Зелимхан Яндарбиев еще в своей книге "В преддверии независимости" особое внимание уделял всему Волго-Вятскому региону, но особенно Татарстану, который, наряду с Чечней, виделся ему одним из опорных столпов всей конструкции: "Именно эти две республики, уже формально ставшие независимыми государствами, и создают два полюса политической активности на территории Российской Федерации, определяют главное направление действия сил национального возрождения как на Северном Кавказе, так и в Волго-Вятском бассейне".

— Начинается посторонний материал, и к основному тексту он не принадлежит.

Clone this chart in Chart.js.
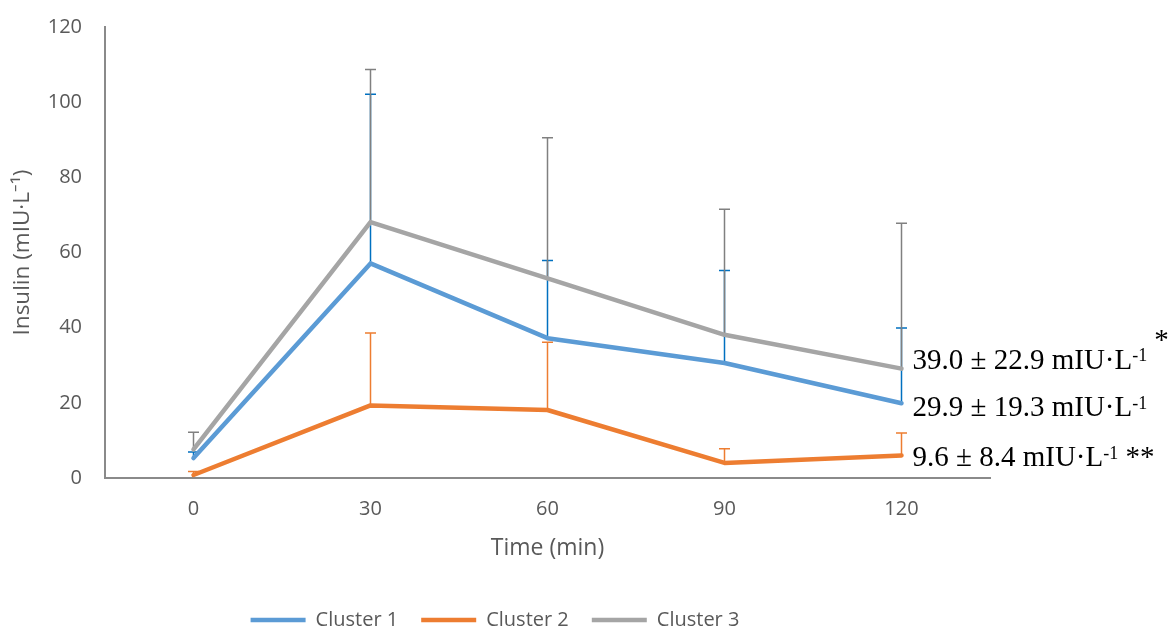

Полное взаимопонимание на почве доктрины Юрия Липы было найдено с определенными силами на Украине. В начале сентября 1996 года, когда генерал Лебедь уже подписал предательские Хасавюртовские соглашения, в Одессе шумно прошел всемирный конгресс вайнахов. И одновременно здесь же, в Одессе, был открыт "институт национальной геополитики" - Украинский Черноморский институт им. Юрия Липы. Инициатором была экстремистская УНА-УНСО ("Украинская национальная ассамблея - Украинская народная самооборона"), к тому времени уже своим активным участием в военных действиях на стороне чеченских боевиков и прибывших в Чечню из других стран моджахедов доказавшая, что для нее речь идет не только о теории. Согласно информированным источникам, многие зверства в отношении взятых в плен военнослужащих федеральных войск, оставшегося в Чечне русского населения и чеченцев, пошедших на сотрудничество с российскими властями, являются делом рук именно унсовцев.

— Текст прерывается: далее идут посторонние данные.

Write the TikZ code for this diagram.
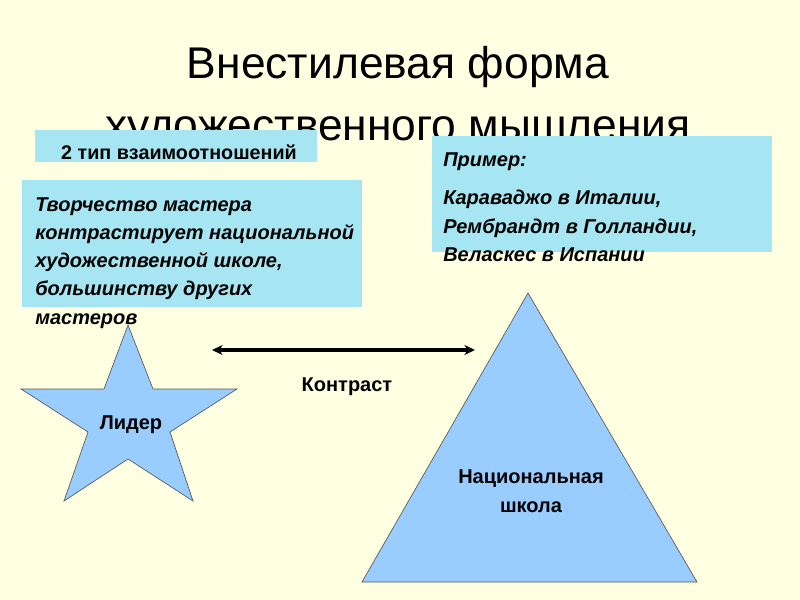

Объявленной "уставной" целью организованного в 1998 году лидерами УНА-УНСО Института Кавказа было создание в этом регионе широкого антироссийского фронта. Особое же значение Дагестана было подчеркнуто, в частности, и тем, что именно здесь прежде всего стала распространяться под эгидой ИК книга Магомеда Тагаева, вызывающе озаглавленная "Наша борьба, или Повстанческая армия ислама". Распространялась она ваххабитами из Исламского института Кавказа (ИКК), непосредственно руководимого Хаттабом и, по некоторым данным, фактически являющегося филиалом "Братьев-мусульман". Имея в своем распоряжении описанную выше систему военно-тренировочных лагерей "Саид ибн Абу Вакас", этот сложно устроенный, но эффективно работающий политико-идеологический "терминал" и приступил к подготовке вторжения в Дагестан. В том, что оно готовилось заблаговременно и тщательно, не может быть никаких сомнений.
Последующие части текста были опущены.